Eurozone slump enters 6th quarter
The recession across the eurozone has extended into its sixth quarter - longer than the calamitous slump in the financial crisis of 2008-9.
Eurostat, the EU's statistics office, said that nine of the 17 eurozone countries are in recession, with France a notable addition to the list. Overall, the region's economy contracted 0.2% in the January-March period from the previous three months.
Although that is an improvement on the previous quarter's 0.6% decline, it is another unwelcome landmark for the single currency bloc as it grapples with a debt crisis which has forced governments to slash spending and raise taxes.
These austerity measures have inflicted severe economic pain and social unrest.

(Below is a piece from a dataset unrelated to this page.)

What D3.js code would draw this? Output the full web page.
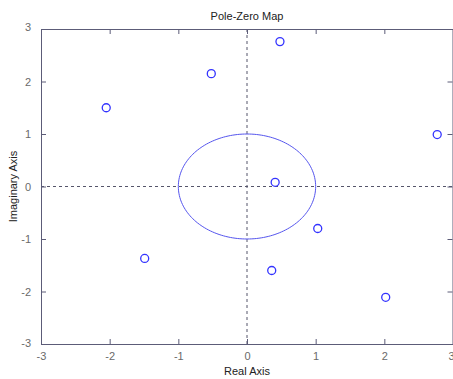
<!DOCTYPE html>
<html>
<head>
<meta charset="utf-8">
<script src="https://cdn.jsdelivr.net/npm/d3@7"></script>
<style>
  html, body { margin: 0; padding: 0; background: #fff; }
  svg { display: block; font-family: "Liberation Sans", Arial, sans-serif; }
</style>
</head>
<body>
<svg id="chart" width="453" height="379"></svg>
<script>
// Pole locations (real, imaginary)
const realParts = [0.48, -0.52, -2.05, 2.77, 0.41, -1.49, 1.03, 0.36, 2.02];
const imagParts = [2.76, 2.15, 1.50, 0.99, 0.08, -1.37, -0.80, -1.60, -2.11];
const xTicks = [-3, -2, -1, 0, 1, 2, 3];
const yTicks = [-3, -2, -1, 0, 1, 2, 3];

const svg = d3.select("#chart");
const plotLeft = 41, plotRight = 453, plotTop = 29, plotBottom = 344;

const x = d3.scaleLinear().domain([-3, 3]).range([plotLeft, plotRight]);
const y = d3.scaleLinear().domain([-3, 3]).range([plotBottom, plotTop]);

const axisColor = "#5c5c78";
const labelColor = "#6a6a6a";
const blue = "#3333ff";
const fmt = d => String(d);

// Zero reference lines
svg.append("line")
  .attr("x1", x(0)).attr("x2", x(0)).attr("y1", plotTop).attr("y2", plotBottom)
  .attr("stroke", "#55556a").attr("stroke-dasharray", "3,3");
svg.append("line")
  .attr("x1", plotLeft).attr("x2", plotRight).attr("y1", y(0)).attr("y2", y(0))
  .attr("stroke", "#55556a").attr("stroke-dasharray", "3,3");

// Unit circle
const theta = d3.range(0, 361, 2).map(d => d * Math.PI / 180);
svg.append("path")
  .datum(theta)
  .attr("d", d3.line().x(t => x(Math.cos(t))).y(t => y(Math.sin(t))))
  .attr("fill", "none").attr("stroke", "#5555ee").attr("stroke-width", 1);

// Axes with inward ticks on all four sides
const tickLen = 5;
const bottomAxis = d3.axisBottom(x).tickValues(xTicks).tickFormat(fmt).tickSizeInner(-tickLen).tickSizeOuter(0).tickPadding(8);
const topAxis = d3.axisTop(x).tickValues(xTicks).tickSizeInner(-tickLen).tickSizeOuter(0).tickFormat("");
const leftAxis = d3.axisLeft(y).tickValues(yTicks).tickFormat(fmt).tickSizeInner(-tickLen).tickSizeOuter(0).tickPadding(10);
const rightAxis = d3.axisRight(y).tickValues(yTicks).tickSizeInner(-tickLen).tickSizeOuter(0).tickFormat("");

function style(g) {
  g.selectAll("path.domain").attr("stroke", axisColor);
  g.selectAll(".tick line").attr("stroke", axisColor);
  g.selectAll(".tick text").attr("fill", labelColor).attr("font-size", 11)
    .attr("font-family", "Liberation Sans, Arial, sans-serif");
}

const gx = svg.append("g").attr("transform", `translate(0,${plotBottom})`).call(bottomAxis).call(style);
// keep the last x label inside the window
gx.selectAll(".tick text").filter(d => d === 3).attr("text-anchor", "end").attr("dx", 1);
svg.append("g").attr("transform", `translate(0,${plotTop})`).call(topAxis).call(style);
const gy = svg.append("g").attr("transform", `translate(${plotLeft},0)`).call(leftAxis).call(style);
gy.selectAll(".tick text").filter(d => d === 3).attr("dy", "0.1em");
gy.selectAll(".tick text").filter(d => d === -3).attr("dy", "0.2em");
svg.append("g").attr("transform", `translate(${plotRight - 0.5},0)`).call(rightAxis).call(style);

// Poles
svg.append("g").selectAll("circle")
  .data(realParts.map((r, i) => [r, imagParts[i]]))
  .join("circle")
  .attr("cx", d => x(d[0])).attr("cy", d => y(d[1]))
  .attr("r", 4)
  .attr("fill", "none").attr("stroke", blue).attr("stroke-width", 1.3);

// Titles
svg.append("text").attr("x", 247).attr("y", 20).attr("text-anchor", "middle")
  .attr("font-size", 11).attr("fill", "#222").text("Pole-Zero Map");
svg.append("text").attr("x", 247).attr("y", 375).attr("text-anchor", "middle")
  .attr("font-size", 11).attr("fill", "#222").text("Real Axis");
svg.append("text").attr("transform", `translate(17,${y(0)}) rotate(-90)`)
  .attr("text-anchor", "middle").attr("font-size", 11).attr("fill", "#222").text("Imaginary Axis");
</script>
</body>
</html>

Unemployment across the eurozone is currently at a record of 12.1% - in some countries, such as Greece, it is as high as 27.2%.
Although this recession is not nearly as deep as the one in 2008-9, it is the longest in the history of the euro, which was launched in 1999. A recession is officially defined as two straight quarters of negative growth.
"The eurozone is facing a double blow from necessary restructuring of its domestic economy and somewhat disappointing growth in world trade, in particular demand from emerging markets," said Marie Diron, senior economic adviser to Ernst & Young.
There was also bad news for the wider 27-country EU. It too is now officially in recession after shrinking by 0.1% in the first quarter, following a 0.5% drop in the previous period.Other major economies have faltered this year but none are in recession. The annualized contraction in the eurozone of around 0.9% contrasts with the equivalent expansion of the US of 2.5%. Meanwhile, China, the world's number two economy, is growing around 8% a year.
For many analysts, that discrepancy highlights Europe's flawed economic approach since the end of the financial crisis. Instead of keeping the spending taps on - as the US has largely done - the region concentrated on austerity even though companies and consumers were not able to plug the gap left by the retrenching state.
However, there have been some recent indications that Europe's leaders are willing to ease up on their adherence to cuts and tax rises at a time of recession. Some countries, for example, are being given more time to meet certain economic and financial targets. But the malaise is now spreading to the core countries. Figures showed Germany, the largest economy, grew by a less-than-anticipated quarterly rate of 0.1%, largely because of a severe winter.
Germany's paltry growth still allowed it to avoid a recession following the previous quarter's 0.7% fall, when orders for the country's high-value good from its struggling euro neighbours declined. However, France, Europe's second-largest economy, has not avoided that fate. On the first anniversary of Francois Hollande becoming president, figures showed that the country's economy contracted by a quarterly rate of 0.2% for the second quarter running.